Etna lies in an area that is still not well understood from a geological standpoint. While some scientists relate the Etnean volcanism to subduction of the Ionian oceanic seafloor beneath the Calabrian Arc (with volcanism on the Aeolian Islands as one consequence), others postulate a hot spot beneath Etna, thus explaining its high lava production and fluid mafic magmas. Still another hypothesis sees Etna in a complex rifting environment. Whatever of this is true, it is evident that Etna lies in a very complex geodynamic environment hardly comparable to any other region on Earth. There is some evidence that Etna is but the most recent manifestation of volcanism fed from a very long-lived mantle source, having caused numerous earlier phases of mafic volcanism in the Monti Iblei, SE Sicily, through the early Pleistocene.
Another peculiarity of Etna lies in the fact that it is, like all dangerous Italian volcanoes, densely populated. The Catania area is Sicily's largest urban agglomerate (with more than 1 million people), consisting not only of the city itself but of numerous smaller towns and villages that at altitudes of up to 900 m (Nicolosi). Lava flows from historical eruptions of Etna have frequently covered areas now occupied by villages and tourist facilities. While Vesuvio is presently inactive, and may remain so for centuries, Etna shows no sign of entering into a long repose period soon.

Volcanic hazards at Etna

1992 lava flows

Night view of lava flows running down Val Calanna, and towards inhabited areas. The threatened town of Zafferana lies out of the photo towards the right. 20 March 1992.
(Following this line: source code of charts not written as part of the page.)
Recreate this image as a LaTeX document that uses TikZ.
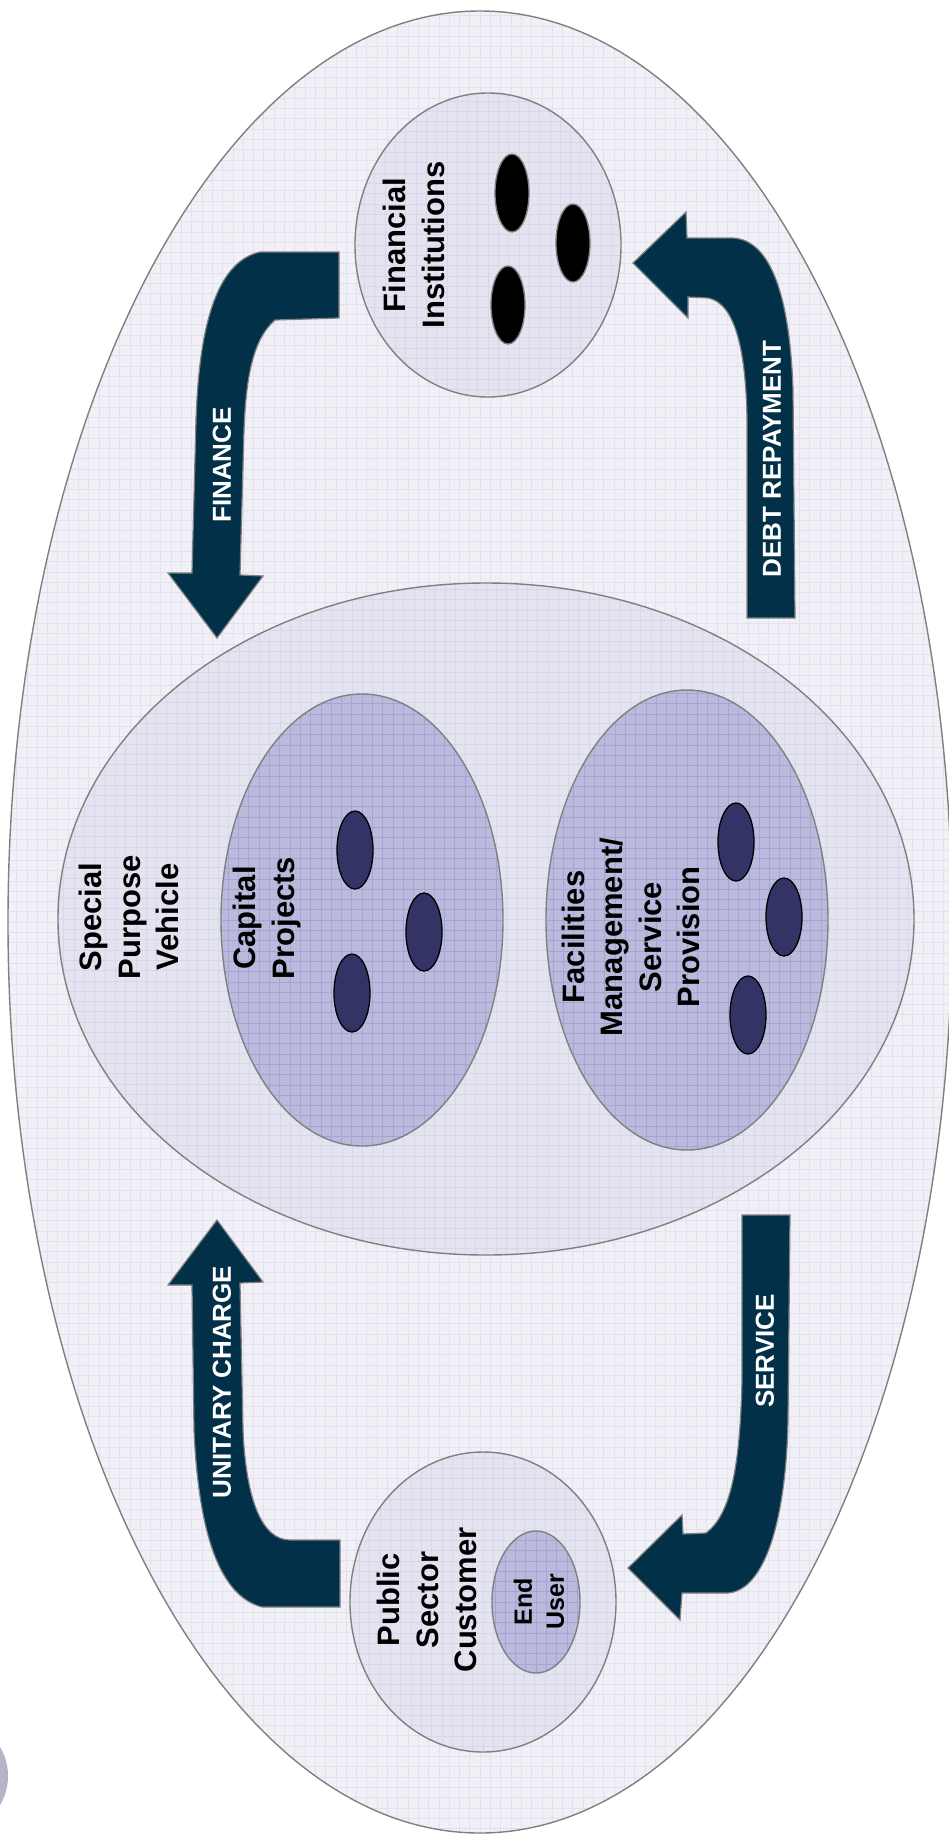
\documentclass[tikz,border=0pt]{standalone}
\usepackage{fontspec}
\setmainfont{Liberation Sans}
\usetikzlibrary{shapes.geometric}
\definecolor{navy}{RGB}{2,48,72}
\definecolor{outl}{RGB}{128,128,128}
\definecolor{bgfill}{RGB}{240,240,246}
\definecolor{bggrid}{RGB}{226,226,238}
\definecolor{midfill}{RGB}{228,228,240}
\definecolor{midgrid}{RGB}{215,215,233}
\definecolor{innfill}{RGB}{186,186,221}
\definecolor{inngrid}{RGB}{165,165,212}
\definecolor{dotfill}{RGB}{51,51,102}
\definecolor{shadelight}{RGB}{228,228,238}
\definecolor{shadedark}{RGB}{178,178,198}
\tikzset{
  blob/.style={ellipse, draw=outl, line width=1.4pt, inner sep=0pt},
  gridded/.style 2 args={fill=#1, path picture={\draw[#2, line width=0.6pt, step=10.3pt]
      (path picture bounding box.south west) grid (path picture bounding box.north east);}},
  darkdot/.style={ellipse, draw=black, line width=1.3pt, fill=dotfill, inner sep=0pt,
      minimum width=36pt, minimum height=78pt},
  blackdot/.style={ellipse, draw=outl, line width=1.3pt, fill=black, inner sep=0pt,
      minimum width=34pt, minimum height=78pt},
  barrow/.style={fill=navy, draw=outl, line width=1.2pt, line join=miter},
  bigtext/.style={rotate=90, align=center, inner sep=0pt, font=\fontsize{31}{38.5}\selectfont\bfseries},
  smalltext/.style={rotate=90, align=center, inner sep=0pt, font=\fontsize{25}{32}\selectfont\bfseries},
  arrowlabel/.style={rotate=90, text=white, inner sep=0pt, font=\fontsize{26}{30}\selectfont\bfseries}
}
\begin{document}
\begin{tikzpicture}[x=1pt, y=-1pt]
\useasboundingbox (0,0) rectangle (949,1840);
\fill[white] (0,0) rectangle (949,1840);

% outer ellipse
\node[blob, gridded={bgfill}{bggrid}, minimum width=944pt, minimum height=1822pt] (outer) at (480,922) {};

% partial shaded shape at bottom left
\shade[left color=shadelight, right color=shadedark] (-40,1776) ellipse [x radius=48pt, y radius=53pt];

% special purpose vehicle
\node[blob, gridded={midfill}{midgrid}, minimum width=856pt, minimum height=672pt] (spv) at (486,919) {};
\node[blob, gridded={innfill}{inngrid}, minimum width=282pt, minimum height=452pt] (cp) at (362,920) {};
\node[blob, gridded={innfill}{inngrid}, minimum width=282pt, minimum height=460pt] (fm) at (687,920) {};

% financial institutions
\node[blob, gridded={midfill}{midgrid}, minimum width=266pt, minimum height=304pt] (fi) at (488,245) {};

% public sector customer
\node[blob, gridded={midfill}{midgrid}, minimum width=266pt, minimum height=300pt] (psc) at (483,1602) {};
\node[blob, gridded={innfill}{inngrid}, minimum width=88pt, minimum height=142pt] (eu) at (536,1602) {};

% dots
\node[blackdot] (fi1) at (512,193) {};
\node[blackdot] (fi2) at (573,243) {};
\node[blackdot] (fi3) at (508,305) {};
\node[darkdot] (cp1) at (355,850) {};
\node[darkdot] (cp2) at (424,932) {};
\node[darkdot] (cp3) at (352,993) {};
\node[darkdot] (fm1) at (736,842) {};
\node[darkdot] (fm2) at (784,917) {};
\node[darkdot] (fm3) at (748,1015) {};

% block arrows
\path[barrow] (260,252) -- (339,252) -- (339,318) -- (275,320)
  .. controls (252,340) and (246,380) .. (244,430) -- (240,575) -- (263,576)
  -- (217,638) -- (168,573) -- (192,573) -- (196,420)
  .. controls (199,330) and (215,262) .. (260,252) -- cycle;
\path[barrow] (747,618) -- (795,618) -- (793,390)
  .. controls (790,300) and (772,240) .. (733,238) -- (687,238) -- (686,212)
  -- (633,263) -- (688,318) -- (688,297) -- (708,298)
  .. controls (735,303) and (746,350) .. (747,420) -- cycle;
\path[barrow] (217,1220) -- (263,1282) -- (240,1283) -- (243,1430)
  .. controls (246,1500) and (262,1540) .. (290,1540) -- (340,1540) -- (340,1607)
  -- (262,1607) .. controls (215,1595) and (198,1520) .. (194,1430)
  -- (192,1285) -- (168,1285) -- cycle;
\path[barrow] (742,1215) -- (790,1215) -- (788,1420)
  .. controls (786,1520) and (765,1590) .. (728,1593) -- (682,1593) -- (680,1620)
  -- (628,1568) -- (682,1515) -- (683,1534) -- (706,1533)
  .. controls (730,1515) and (740,1470) .. (742,1380) -- cycle;

% texts
\node[bigtext] (tspv) at (129,917) {Special\\Purpose\\Vehicle};
\node[bigtext] (tcp) at (267,918) {Capital\\Projects};
\node[bigtext] (tfm) at (631,937) {Facilities\\Management/\\Service\\Provision};
\node[bigtext] (tfi) at (414,245) {Financial\\Institutions};
\node[bigtext] (tpsc) at (427,1600) {Public\\Sector\\Customer};
\node[smalltext] (teu) at (539,1602) {End\\User};

\node[arrowlabel] (lfin) at (222,465) {FINANCE};
\node[arrowlabel] (ldebt) at (772,459) {DEBT REPAYMENT};
\node[arrowlabel] (lunit) at (222,1382) {UNITARY CHARGE};
\node[arrowlabel] (lserv) at (765,1351) {SERVICE};
\end{tikzpicture}
\end{document}
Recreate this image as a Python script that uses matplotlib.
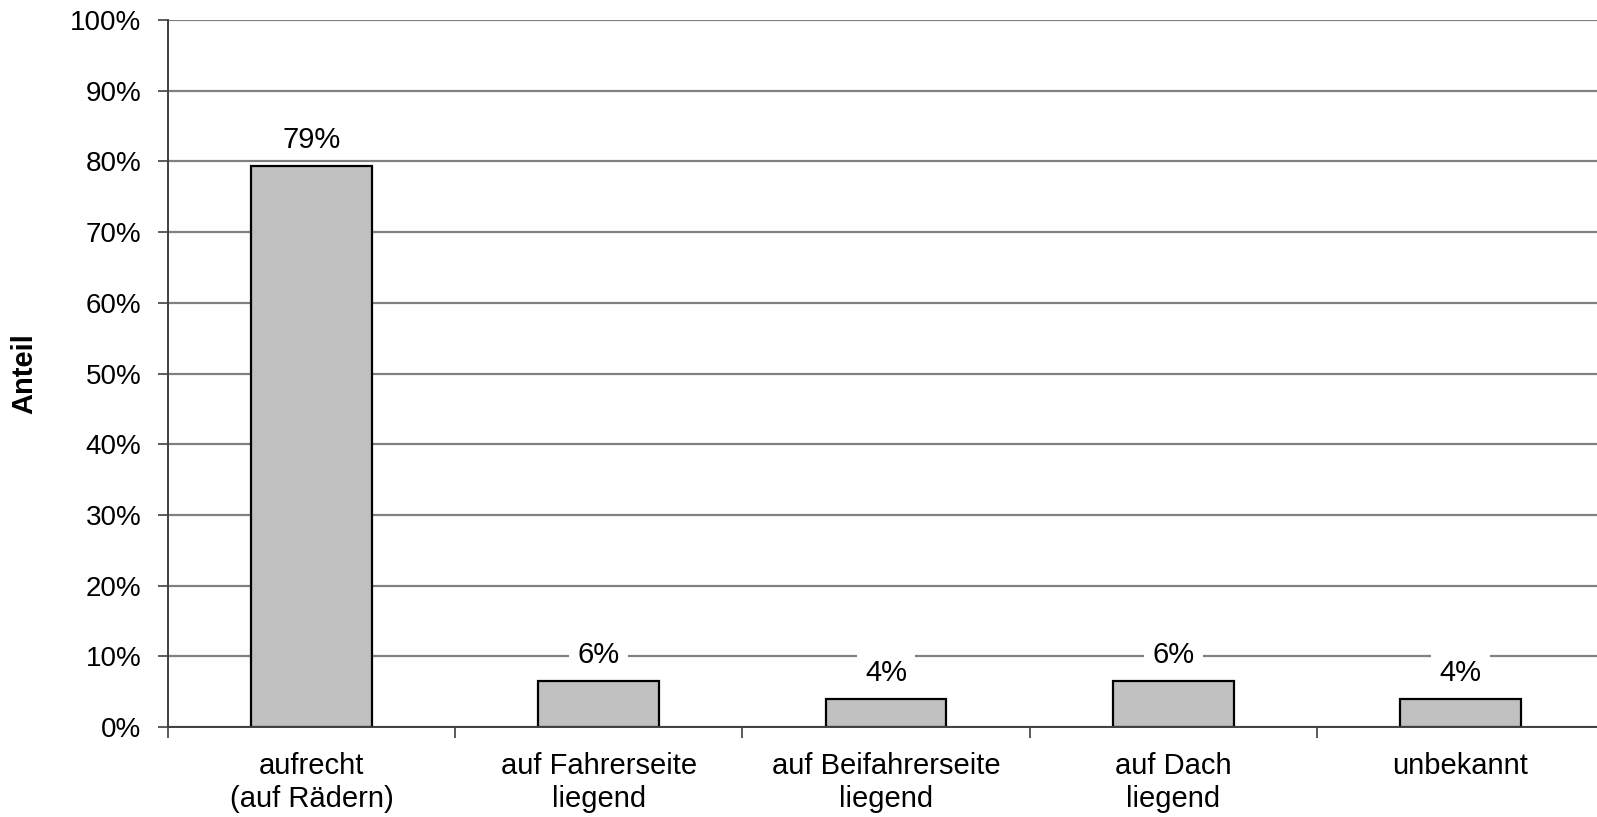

Although generally considered a rather "harmless" volcano because devastatingly explosive eruptions are very rare (with the strongest explosive activity being confined to the summit craters), Etna is a potentially very hazardous volcano. The hazard is primarily from lava flows which do not present a significant threat to human lives but a serious one to property. The amount of damage to be expected is strongly related to several variables among which the mass eruption rate and the location of eruptive vents are the chief ones. The lower the location of the eruptive vents, the more dangerous will be the eruption. Since only few eruptions have occurred from low-lying vents in this century, the hazard has been, and is still, seriously underestimated.